- WRITTEN PROBLEM:
Make an exact copy of the lines, leaving the pictures out.

- GIVEN DATA:
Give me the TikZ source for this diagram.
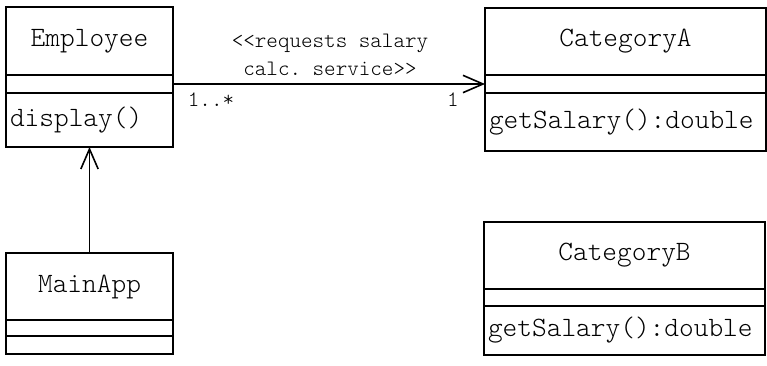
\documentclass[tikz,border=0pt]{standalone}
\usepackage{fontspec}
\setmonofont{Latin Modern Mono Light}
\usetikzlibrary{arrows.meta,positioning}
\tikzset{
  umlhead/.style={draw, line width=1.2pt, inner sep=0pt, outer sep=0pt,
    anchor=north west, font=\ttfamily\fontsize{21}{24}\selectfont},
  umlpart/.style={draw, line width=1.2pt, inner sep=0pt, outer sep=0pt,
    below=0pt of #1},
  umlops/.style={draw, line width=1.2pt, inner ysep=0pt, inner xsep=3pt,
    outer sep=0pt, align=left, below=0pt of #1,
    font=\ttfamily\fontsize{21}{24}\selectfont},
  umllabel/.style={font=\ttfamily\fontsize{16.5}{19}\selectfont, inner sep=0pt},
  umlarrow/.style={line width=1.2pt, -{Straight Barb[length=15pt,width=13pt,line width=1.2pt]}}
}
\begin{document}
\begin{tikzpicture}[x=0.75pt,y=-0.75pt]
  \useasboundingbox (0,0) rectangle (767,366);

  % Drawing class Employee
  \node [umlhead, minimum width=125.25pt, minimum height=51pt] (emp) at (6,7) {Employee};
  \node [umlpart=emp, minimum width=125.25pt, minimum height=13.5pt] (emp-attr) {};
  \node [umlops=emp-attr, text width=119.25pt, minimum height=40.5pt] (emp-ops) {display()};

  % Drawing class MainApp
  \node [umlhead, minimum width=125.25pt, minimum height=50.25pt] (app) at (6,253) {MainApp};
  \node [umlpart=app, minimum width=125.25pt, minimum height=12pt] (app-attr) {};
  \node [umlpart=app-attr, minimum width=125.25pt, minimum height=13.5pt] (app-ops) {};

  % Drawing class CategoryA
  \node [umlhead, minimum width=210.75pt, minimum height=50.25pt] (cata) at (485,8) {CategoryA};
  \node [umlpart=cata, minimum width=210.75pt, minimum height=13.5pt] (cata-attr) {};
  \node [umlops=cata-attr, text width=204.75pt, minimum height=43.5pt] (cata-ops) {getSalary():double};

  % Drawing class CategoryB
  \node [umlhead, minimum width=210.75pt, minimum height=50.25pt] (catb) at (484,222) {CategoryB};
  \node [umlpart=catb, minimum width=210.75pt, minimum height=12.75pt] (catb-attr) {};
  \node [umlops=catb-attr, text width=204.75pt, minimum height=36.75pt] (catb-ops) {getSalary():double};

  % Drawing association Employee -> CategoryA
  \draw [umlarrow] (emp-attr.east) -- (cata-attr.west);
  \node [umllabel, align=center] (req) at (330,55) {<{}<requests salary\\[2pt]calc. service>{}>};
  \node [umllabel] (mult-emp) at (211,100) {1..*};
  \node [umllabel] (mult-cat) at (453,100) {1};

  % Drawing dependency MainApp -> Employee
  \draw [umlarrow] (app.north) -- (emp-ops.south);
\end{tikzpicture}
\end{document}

- OUTPUT FOR THIS EXERCISE:
Give me the TikZ source for this diagram.
\documentclass[tikz,border=0pt]{standalone}
\usepackage{fontspec}
\setmonofont{Latin Modern Mono Light}
\usetikzlibrary{arrows.meta,positioning}
\tikzset{
  umlhead/.style={draw, line width=1.2pt, inner sep=0pt, outer sep=0pt,
    anchor=north west, font=\ttfamily\fontsize{21}{24}\selectfont},
  umlpart/.style={draw, line width=1.2pt, inner sep=0pt, outer sep=0pt,
    below=0pt of #1},
  umlops/.style={draw, line width=1.2pt, inner ysep=0pt, inner xsep=3pt,
    outer sep=0pt, align=left, below=0pt of #1,
    font=\ttfamily\fontsize{21}{24}\selectfont},
  umllabel/.style={font=\ttfamily\fontsize{16.5}{19}\selectfont, inner sep=0pt},
  umlarrow/.style={line width=1.2pt, -{Straight Barb[length=15pt,width=13pt,line width=1.2pt]}}
}
\begin{document}
\begin{tikzpicture}[x=0.75pt,y=-0.75pt]
  \useasboundingbox (0,0) rectangle (767,366);

  % Drawing class Employee
  \node [umlhead, minimum width=125.25pt, minimum height=51pt] (emp) at (6,7) {Employee};
  \node [umlpart=emp, minimum width=125.25pt, minimum height=13.5pt] (emp-attr) {};
  \node [umlops=emp-attr, text width=119.25pt, minimum height=40.5pt] (emp-ops) {display()};

  % Drawing class MainApp
  \node [umlhead, minimum width=125.25pt, minimum height=50.25pt] (app) at (6,253) {MainApp};
  \node [umlpart=app, minimum width=125.25pt, minimum height=12pt] (app-attr) {};
  \node [umlpart=app-attr, minimum width=125.25pt, minimum height=13.5pt] (app-ops) {};

  % Drawing class CategoryA
  \node [umlhead, minimum width=210.75pt, minimum height=50.25pt] (cata) at (485,8) {CategoryA};
  \node [umlpart=cata, minimum width=210.75pt, minimum height=13.5pt] (cata-attr) {};
  \node [umlops=cata-attr, text width=204.75pt, minimum height=43.5pt] (cata-ops) {getSalary():double};

  % Drawing class CategoryB
  \node [umlhead, minimum width=210.75pt, minimum height=50.25pt] (catb) at (484,222) {CategoryB};
  \node [umlpart=catb, minimum width=210.75pt, minimum height=12.75pt] (catb-attr) {};
  \node [umlops=catb-attr, text width=204.75pt, minimum height=36.75pt] (catb-ops) {getSalary():double};

  % Drawing association Employee -> CategoryA
  \draw [umlarrow] (emp-attr.east) -- (cata-attr.west);
  \node [umllabel, align=center] (req) at (330,55) {<{}<requests salary\\[2pt]calc. service>{}>};
  \node [umllabel] (mult-emp) at (211,100) {1..*};
  \node [umllabel] (mult-cat) at (453,100) {1};

  % Drawing dependency MainApp -> Employee
  \draw [umlarrow] (app.north) -- (emp-ops.south);
\end{tikzpicture}
\end{document}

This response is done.